Pick out each line below containing "draw".

[Begin]

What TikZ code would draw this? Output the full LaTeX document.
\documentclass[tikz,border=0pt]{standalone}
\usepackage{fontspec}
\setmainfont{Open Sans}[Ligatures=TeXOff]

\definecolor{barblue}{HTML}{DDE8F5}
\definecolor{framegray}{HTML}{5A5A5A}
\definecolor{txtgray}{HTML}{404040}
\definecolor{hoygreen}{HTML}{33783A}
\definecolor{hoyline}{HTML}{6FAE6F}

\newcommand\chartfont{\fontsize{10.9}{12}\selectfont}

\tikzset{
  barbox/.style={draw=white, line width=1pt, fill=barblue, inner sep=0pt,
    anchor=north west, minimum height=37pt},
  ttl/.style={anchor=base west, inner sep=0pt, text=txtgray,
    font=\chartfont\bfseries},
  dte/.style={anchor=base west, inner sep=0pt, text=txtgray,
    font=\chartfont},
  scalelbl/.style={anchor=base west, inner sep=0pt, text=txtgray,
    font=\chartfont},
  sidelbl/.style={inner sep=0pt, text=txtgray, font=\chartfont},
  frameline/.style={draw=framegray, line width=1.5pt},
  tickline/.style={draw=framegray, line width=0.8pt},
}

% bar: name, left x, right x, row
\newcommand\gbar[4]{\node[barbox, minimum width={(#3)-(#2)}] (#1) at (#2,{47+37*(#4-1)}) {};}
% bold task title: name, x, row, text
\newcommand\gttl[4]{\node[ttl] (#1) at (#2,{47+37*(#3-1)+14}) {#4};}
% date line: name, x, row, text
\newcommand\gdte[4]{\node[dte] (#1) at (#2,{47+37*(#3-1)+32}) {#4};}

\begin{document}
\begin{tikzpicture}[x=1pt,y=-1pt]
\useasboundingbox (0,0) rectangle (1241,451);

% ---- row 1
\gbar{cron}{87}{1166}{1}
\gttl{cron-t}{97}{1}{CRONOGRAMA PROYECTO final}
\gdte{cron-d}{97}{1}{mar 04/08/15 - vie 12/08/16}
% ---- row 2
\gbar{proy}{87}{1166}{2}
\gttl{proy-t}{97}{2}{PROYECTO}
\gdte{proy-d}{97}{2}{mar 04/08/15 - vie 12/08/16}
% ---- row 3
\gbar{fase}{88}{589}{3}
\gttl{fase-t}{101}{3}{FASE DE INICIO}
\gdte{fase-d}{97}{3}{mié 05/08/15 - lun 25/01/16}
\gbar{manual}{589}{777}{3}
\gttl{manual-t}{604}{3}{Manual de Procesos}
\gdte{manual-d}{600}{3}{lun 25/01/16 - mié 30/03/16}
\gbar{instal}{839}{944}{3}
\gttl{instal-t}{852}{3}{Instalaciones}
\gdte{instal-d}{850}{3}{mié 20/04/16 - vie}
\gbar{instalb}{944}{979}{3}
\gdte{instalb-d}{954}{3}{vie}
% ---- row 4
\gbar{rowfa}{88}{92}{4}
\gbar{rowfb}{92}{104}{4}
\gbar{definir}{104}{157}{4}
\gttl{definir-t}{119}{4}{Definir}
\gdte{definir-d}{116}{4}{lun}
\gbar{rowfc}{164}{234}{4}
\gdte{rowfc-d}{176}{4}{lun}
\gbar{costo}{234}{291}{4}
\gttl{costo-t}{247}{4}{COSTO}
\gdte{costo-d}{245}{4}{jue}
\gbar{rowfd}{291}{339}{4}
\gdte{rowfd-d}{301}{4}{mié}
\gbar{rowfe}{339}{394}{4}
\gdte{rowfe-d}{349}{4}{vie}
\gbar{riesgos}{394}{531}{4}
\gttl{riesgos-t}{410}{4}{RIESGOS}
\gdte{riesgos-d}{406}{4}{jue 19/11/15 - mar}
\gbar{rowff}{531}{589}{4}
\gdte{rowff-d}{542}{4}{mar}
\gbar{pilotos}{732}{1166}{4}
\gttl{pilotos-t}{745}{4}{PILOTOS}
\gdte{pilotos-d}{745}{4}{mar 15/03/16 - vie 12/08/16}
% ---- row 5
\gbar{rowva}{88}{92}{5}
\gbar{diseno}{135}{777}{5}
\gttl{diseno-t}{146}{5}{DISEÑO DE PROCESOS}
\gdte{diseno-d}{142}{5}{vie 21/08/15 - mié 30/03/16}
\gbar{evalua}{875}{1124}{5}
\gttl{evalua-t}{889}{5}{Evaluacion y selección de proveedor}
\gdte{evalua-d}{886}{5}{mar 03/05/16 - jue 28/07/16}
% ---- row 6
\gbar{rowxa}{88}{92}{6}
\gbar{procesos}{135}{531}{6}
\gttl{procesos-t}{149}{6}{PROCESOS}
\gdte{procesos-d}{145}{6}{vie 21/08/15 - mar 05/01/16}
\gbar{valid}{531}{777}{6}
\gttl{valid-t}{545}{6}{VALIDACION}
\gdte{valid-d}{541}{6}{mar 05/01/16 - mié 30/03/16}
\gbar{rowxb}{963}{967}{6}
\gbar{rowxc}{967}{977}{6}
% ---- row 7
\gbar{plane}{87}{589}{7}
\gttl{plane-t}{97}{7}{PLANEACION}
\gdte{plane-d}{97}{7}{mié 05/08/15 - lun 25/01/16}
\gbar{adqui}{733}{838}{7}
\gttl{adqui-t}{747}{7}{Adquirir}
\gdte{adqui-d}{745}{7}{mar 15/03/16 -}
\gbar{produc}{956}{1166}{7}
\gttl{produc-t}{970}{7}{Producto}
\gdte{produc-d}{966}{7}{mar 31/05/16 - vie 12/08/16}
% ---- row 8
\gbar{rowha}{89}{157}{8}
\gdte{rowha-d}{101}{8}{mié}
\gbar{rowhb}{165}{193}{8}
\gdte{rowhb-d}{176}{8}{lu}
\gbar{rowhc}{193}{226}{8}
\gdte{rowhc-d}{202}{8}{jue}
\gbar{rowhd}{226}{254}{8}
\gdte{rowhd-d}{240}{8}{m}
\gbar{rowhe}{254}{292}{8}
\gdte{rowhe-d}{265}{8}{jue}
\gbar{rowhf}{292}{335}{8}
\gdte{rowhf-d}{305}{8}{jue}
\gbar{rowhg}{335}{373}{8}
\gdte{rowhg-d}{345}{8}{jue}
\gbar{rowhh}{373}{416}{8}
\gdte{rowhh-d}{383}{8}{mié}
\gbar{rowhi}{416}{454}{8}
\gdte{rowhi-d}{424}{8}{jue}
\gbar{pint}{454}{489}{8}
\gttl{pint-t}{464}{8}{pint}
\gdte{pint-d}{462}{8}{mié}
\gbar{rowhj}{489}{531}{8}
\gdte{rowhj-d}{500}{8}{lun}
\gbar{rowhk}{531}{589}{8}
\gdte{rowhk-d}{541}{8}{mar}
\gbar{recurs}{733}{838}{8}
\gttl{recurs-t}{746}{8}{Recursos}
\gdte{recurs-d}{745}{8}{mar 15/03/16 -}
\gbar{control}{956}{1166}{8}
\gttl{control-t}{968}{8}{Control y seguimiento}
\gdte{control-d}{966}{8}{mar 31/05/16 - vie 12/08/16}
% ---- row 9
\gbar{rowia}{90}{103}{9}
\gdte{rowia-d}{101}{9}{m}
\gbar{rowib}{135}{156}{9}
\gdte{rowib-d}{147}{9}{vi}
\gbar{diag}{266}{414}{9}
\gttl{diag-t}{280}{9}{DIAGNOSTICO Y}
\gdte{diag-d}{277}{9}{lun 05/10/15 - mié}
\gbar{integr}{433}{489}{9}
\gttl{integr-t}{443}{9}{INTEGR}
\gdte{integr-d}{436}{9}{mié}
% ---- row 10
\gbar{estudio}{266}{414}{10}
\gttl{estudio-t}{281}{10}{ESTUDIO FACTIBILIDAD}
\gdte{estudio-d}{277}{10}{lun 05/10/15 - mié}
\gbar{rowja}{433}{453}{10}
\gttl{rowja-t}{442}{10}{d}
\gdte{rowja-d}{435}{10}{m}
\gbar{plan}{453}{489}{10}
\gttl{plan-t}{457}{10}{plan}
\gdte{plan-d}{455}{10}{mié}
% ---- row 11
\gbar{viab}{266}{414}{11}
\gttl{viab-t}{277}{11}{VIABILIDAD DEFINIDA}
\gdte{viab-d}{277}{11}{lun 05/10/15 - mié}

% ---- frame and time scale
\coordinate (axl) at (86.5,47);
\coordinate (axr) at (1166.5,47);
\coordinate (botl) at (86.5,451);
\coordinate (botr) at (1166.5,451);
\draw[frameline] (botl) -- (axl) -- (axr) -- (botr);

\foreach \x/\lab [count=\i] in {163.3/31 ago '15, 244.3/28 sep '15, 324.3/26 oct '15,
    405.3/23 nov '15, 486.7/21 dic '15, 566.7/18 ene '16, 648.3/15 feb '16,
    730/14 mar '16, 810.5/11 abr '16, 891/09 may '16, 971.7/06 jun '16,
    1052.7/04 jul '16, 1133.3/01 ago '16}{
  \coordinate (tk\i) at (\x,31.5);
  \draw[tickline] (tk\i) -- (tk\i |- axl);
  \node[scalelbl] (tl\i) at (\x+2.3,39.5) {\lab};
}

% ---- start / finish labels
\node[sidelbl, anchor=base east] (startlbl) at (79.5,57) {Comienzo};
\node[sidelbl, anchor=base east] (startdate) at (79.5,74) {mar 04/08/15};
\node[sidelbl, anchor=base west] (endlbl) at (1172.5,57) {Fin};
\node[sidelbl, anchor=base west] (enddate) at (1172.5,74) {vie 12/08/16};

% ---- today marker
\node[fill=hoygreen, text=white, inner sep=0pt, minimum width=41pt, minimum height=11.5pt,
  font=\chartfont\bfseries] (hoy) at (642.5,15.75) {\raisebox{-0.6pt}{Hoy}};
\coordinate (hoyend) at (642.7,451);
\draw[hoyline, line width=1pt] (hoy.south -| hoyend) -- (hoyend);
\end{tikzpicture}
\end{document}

[End]

* TASK OUTPUT:
What TikZ code would draw this? Output the full LaTeX document.
  barbox/.style={draw=white, line width=1pt, fill=barblue, inner sep=0pt,
  frameline/.style={draw=framegray, line width=1.5pt},
  tickline/.style={draw=framegray, line width=0.8pt},
\draw[frameline] (botl) -- (axl) -- (axr) -- (botr);
  \draw[tickline] (tk\i) -- (tk\i |- axl);
\draw[hoyline, line width=1pt] (hoy.south -| hoyend) -- (hoyend);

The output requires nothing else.